In this Episode of the Brain Cancer Science Talk series, we speak with John de Groot, MD (Division Chief of Neuro-Oncology, UCSF; see here) about priority topics in brain cancer research and clinical practice.  The conversation begins with a discussion of the role of immunotherapies in treating brain tumors, and some of the specific limitations that such approaches encounter.  We emphasize the need for combination protocols over monotherapy approaches, given the heterogeneous, aggressive and invasive nature of many brain cancers as well as the high degree of immunosuppression found in the tumor microenvironment (TME).  Methods for flipping the TME from immunologically “Cold” to “Hot” are addressed, including DNA Damage Response modifiers, loco-regional radiation therapies (RT) and other Directed Energy technologies.

Next, we consider the Blood Brain Barrier (BBB) and the unique challenges that it creates for the development of therapeutic agents for brain cancer (see here for a recent review from Dr. de Groot’s UCSF group).  Dr. de Groot is an acknowledged leader in the advancement of Focused Ultrasound (FUS) methods for transiently opening the BBB to enhance drug delivery into various regions of the brain as well as to access tumor-associated molecular material for liquid biopsy.  We continue with an overview of the need to upgrade clinical trial design to incorporate much more scientific rationale, and to attract more brain cancer patients as enrollees.

Finally, we ponder necessary improvements to the historical Regulatory framework to better enable the efficient conduct of the combination protocol designs that will be required to yield better treatment outcomes for heterogeneous brain cancers with aggressive clinical timelines.

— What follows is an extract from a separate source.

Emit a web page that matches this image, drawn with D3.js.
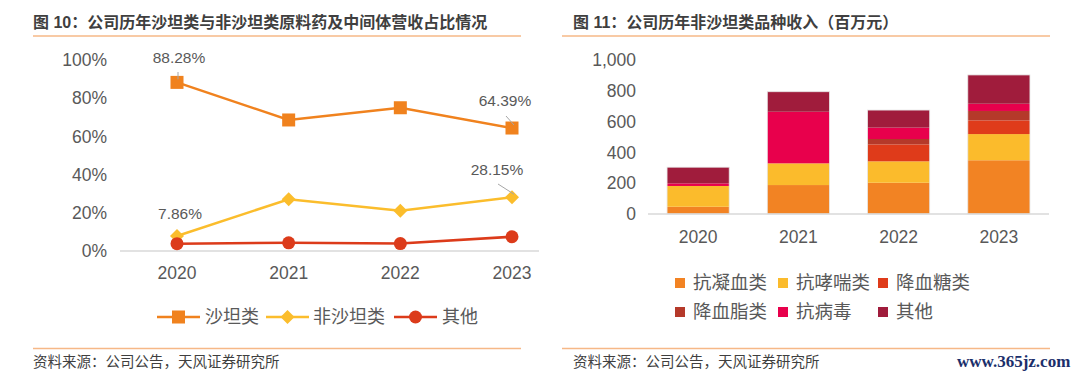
<!DOCTYPE html>
<html>
<head>
<meta charset="utf-8">
<script src="https://cdn.jsdelivr.net/npm/d3@7"></script>
<style>
  body { margin: 0; background: #fff; }
  text { font-family: "Liberation Sans", "Noto Sans CJK SC", sans-serif; }
</style>
</head>
<body>
<div id="chart"></div>
<script>
// data
var years = ["2020", "2021", "2022", "2023"];
var shareSartan = [88.28, 68.6, 75.0, 64.39];
var shareNonSartan = [7.86, 27.1, 21.1, 28.15];
var shareOther = [3.86, 4.3, 3.9, 7.46];
var shareTicks = [0, 20, 40, 60, 80, 100];

var products = ["抗凝血类", "抗哮喘类", "降血糖类", "降血脂类", "抗病毒", "其他"];
var anticoag = [47, 188, 203, 349];
var antiasthma = [135, 141, 139, 170];
var hypoglycemic = [0, 0, 110, 89];
var lipid = [0, 0, 35, 61];
var antiviral = [17, 335, 74, 47];
var otherRev = [105, 130, 114, 187];
var revTicks = [0, 200, 400, 600, 800, 1000];

var svg = d3.select("#chart").append("svg")
    .attr("width", 1080)
    .attr("height", 374);

var titleColor = "#3f3f3f";
var textColor = "#595959";
var ruleColor = "#f6b887";

// titles + rules
function panelFrame(x0, x1, titleX, title) {
  svg.append("text")
    .attr("x", titleX).attr("y", 28)
    .attr("font-size", 16).attr("font-weight", "bold")
    .attr("fill", titleColor)
    .text(title);
  svg.append("line")
    .attr("x1", x0).attr("x2", x1).attr("y1", 36).attr("y2", 36)
    .attr("stroke", ruleColor).attr("stroke-width", 1.5);
  svg.append("line")
    .attr("x1", x0).attr("x2", x1).attr("y1", 348.5).attr("y2", 348.5)
    .attr("stroke", ruleColor).attr("stroke-width", 1.5);
  svg.append("text")
    .attr("x", titleX).attr("y", 367)
    .attr("font-size", 14.5).attr("fill", titleColor)
    .text("资料来源：公司公告，天风证券研究所");
}
panelFrame(33, 521, 33, "图 10：公司历年沙坦类与非沙坦类原料药及中间体营收占比情况");
panelFrame(562, 1050, 573, "图 11：公司历年非沙坦类品种收入（百万元）");

svg.append("text")
  .attr("x", 957).attr("y", 367)
  .style("font-family", "'Liberation Serif', 'DejaVu Serif', serif")
  .attr("font-size", 17).attr("font-weight", "bold")
  .attr("fill", "#1b2f6b")
  .text("www.365jz.com");

// ---------- left: line chart ----------
var x1 = d3.scalePoint().domain(years).range([177, 512]);
var y1 = d3.scaleLinear().domain([0, 100]).range([251, 60]);

var left = svg.append("g");

left.append("line")
  .attr("x1", 120).attr("x2", 539)
  .attr("y1", y1(0)).attr("y2", y1(0))
  .attr("stroke", "#d9d9d9").attr("stroke-width", 1.5);

left.selectAll(".ytick").data(shareTicks).enter().append("text")
  .attr("x", 107).attr("y", d => y1(d))
  .attr("dy", "0.35em").attr("text-anchor", "end")
  .attr("font-size", 17.5).attr("fill", textColor)
  .text(d => d + "%");

left.selectAll(".xtick").data(years).enter().append("text")
  .attr("x", d => x1(d)).attr("y", 279)
  .attr("text-anchor", "middle")
  .attr("font-size", 17.5).attr("fill", textColor)
  .text(d => d);

var series = [
  { name: "沙坦类", values: shareSartan, color: "#f0821e", marker: "square" },
  { name: "非沙坦类", values: shareNonSartan, color: "#fbbd2c", marker: "diamond" },
  { name: "其他", values: shareOther, color: "#dc3b1a", marker: "circle" }
];

var line = d3.line().x((d, i) => x1(years[i])).y(d => y1(d));

function drawMarker(g, type, cx, cy, color) {
  if (type === "square") {
    g.append("rect").attr("x", cx - 6.5).attr("y", cy - 6.5)
      .attr("width", 13).attr("height", 13).attr("fill", color);
  } else if (type === "diamond") {
    g.append("path")
      .attr("d", `M${cx},${cy - 7}L${cx + 7},${cy}L${cx},${cy + 7}L${cx - 7},${cy}Z`)
      .attr("fill", color);
  } else {
    g.append("circle").attr("cx", cx).attr("cy", cy).attr("r", 6.5).attr("fill", color);
  }
}

series.forEach(function(s) {
  left.append("path")
    .attr("d", line(s.values))
    .attr("fill", "none").attr("stroke", s.color).attr("stroke-width", 2.5);
  s.values.forEach(function(v, i) {
    drawMarker(left, s.marker, x1(years[i]), y1(v), s.color);
  });
});

// data labels with leader lines
var callouts = [
  { v: shareSartan[0], i: 0, lx: 179, ly: 58, fx: 178, fy: 72 },
  { v: shareSartan[3], i: 3, lx: 505, ly: 101, fx: 506, fy: 116 },
  { v: shareNonSartan[0], i: 0, lx: 180, ly: 214, fx: null },
  { v: shareNonSartan[3], i: 3, lx: 497, ly: 170, fx: 498, fy: 184 }
];
callouts.forEach(function(c) {
  var px = x1(years[c.i]), py = y1(c.v);
  if (c.fx !== null) {
    left.append("line")
      .attr("x1", c.fx).attr("y1", c.fy)
      .attr("x2", px + (c.i === 3 ? 2 : 1)).attr("y2", py - 3)
      .attr("stroke", "#a6a6a6").attr("stroke-width", 1);
  }
  left.append("text")
    .attr("x", c.lx).attr("y", c.ly)
    .attr("dy", "0.35em").attr("text-anchor", "middle")
    .attr("font-size", 15.5).attr("fill", textColor)
    .text(c.v.toFixed(2) + "%");
});

// left legend
var legL = [
  { x: 157, tx: 205 },
  { x: 266, tx: 313 },
  { x: 394, tx: 442 }
];
series.forEach(function(s, i) {
  var lx = legL[i].x;
  left.append("line")
    .attr("x1", lx).attr("x2", lx + 43).attr("y1", 317).attr("y2", 317)
    .attr("stroke", s.color).attr("stroke-width", 2.5);
  drawMarker(left, s.marker, lx + 21.5, 317, s.color);
  left.append("text")
    .attr("x", legL[i].tx).attr("y", 317).attr("dy", "0.35em")
    .attr("font-size", 18).attr("fill", textColor)
    .text(s.name);
});

// ---------- right: stacked bars ----------
var revTable = years.map(function(yr, i) {
  return {
    year: yr,
    "抗凝血类": anticoag[i],
    "抗哮喘类": antiasthma[i],
    "降血糖类": hypoglycemic[i],
    "降血脂类": lipid[i],
    "抗病毒": antiviral[i],
    "其他": otherRev[i]
  };
});
var barColors = d3.scaleOrdinal().domain(products)
  .range(["#f28323", "#fbbb2c", "#df3b1a", "#b5392a", "#e8004c", "#a01c3c"]);

var x2 = d3.scaleBand().domain(years).range([648, 1049]).paddingInner(0.38).paddingOuter(0.19);
var y2 = d3.scaleLinear().domain([0, 1000]).range([214, 60]);

var right = svg.append("g");

right.selectAll(".ytick").data(revTicks).enter().append("text")
  .attr("x", 636).attr("y", d => y2(d))
  .attr("dy", "0.35em").attr("text-anchor", "end")
  .attr("font-size", 17.5).attr("fill", textColor)
  .text(d => d3.format(",")(d));

var stack = d3.stack().keys(products)(revTable);

right.selectAll(".layer").data(stack).enter().append("g")
  .attr("fill", d => barColors(d.key))
  .selectAll("rect").data(d => d).enter().append("rect")
  .attr("x", d => x2(d.data.year))
  .attr("width", x2.bandwidth())
  .attr("y", d => y2(d[1]))
  .attr("height", d => y2(d[0]) - y2(d[1]));

// light outline around each bar
right.selectAll(".outline").data(revTable).enter().append("rect")
  .attr("x", d => x2(d.year))
  .attr("width", x2.bandwidth())
  .attr("y", d => y2(d3.sum(products, k => d[k])))
  .attr("height", d => y2(0) - y2(d3.sum(products, k => d[k])))
  .attr("fill", "none").attr("stroke", "#e6e6e6").attr("stroke-width", 0.8);

right.append("line")
  .attr("x1", 648).attr("x2", 1049)
  .attr("y1", y2(0)).attr("y2", y2(0))
  .attr("stroke", "#d9d9d9").attr("stroke-width", 1.5);

right.selectAll(".xtick").data(years).enter().append("text")
  .attr("x", d => x2(d) + x2.bandwidth() / 2).attr("y", 243)
  .attr("text-anchor", "middle")
  .attr("font-size", 17.5).attr("fill", textColor)
  .text(d => d);

// right legend
var legCols = [675, 778, 878];
var legRows = [283, 312];
products.forEach(function(p, i) {
  var cx = legCols[i % 3], cy = legRows[Math.floor(i / 3)];
  right.append("rect")
    .attr("x", cx).attr("y", cy - 5).attr("width", 10).attr("height", 10)
    .attr("fill", barColors(p));
  right.append("text")
    .attr("x", cx + 18).attr("y", cy).attr("dy", "0.35em")
    .attr("font-size", 18.5).attr("fill", textColor)
    .text(p);
});
</script>
</body>
</html>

Why aren’t Regulators allowing the use of external Control datasets based on previous rigorously-conducted trials instead of insisting on Yet Another Active SoC Control Arm for each trial, which chases away patients who do not want to risk being randomized to the SoC Control arm?

John de Groot, MD - Division Chief of Neuro-Oncology, University of California - San Francisco (photo source: UCSF)

Dr. de Groot has been an invaluable resource for the entire MissionGBM family, and has been quick to see patients in his practice as well as do peer-to-peer consulting with other care teams.  Some of the most challenging MissionGBM cases (e.g. Lynch Syndrome, other genetic anomalies) have been taken up by Dr. de Groot and his colleagues in the UCSF Division of Neuro-Oncology.  We thank him for his leadership in the clinic and the lab.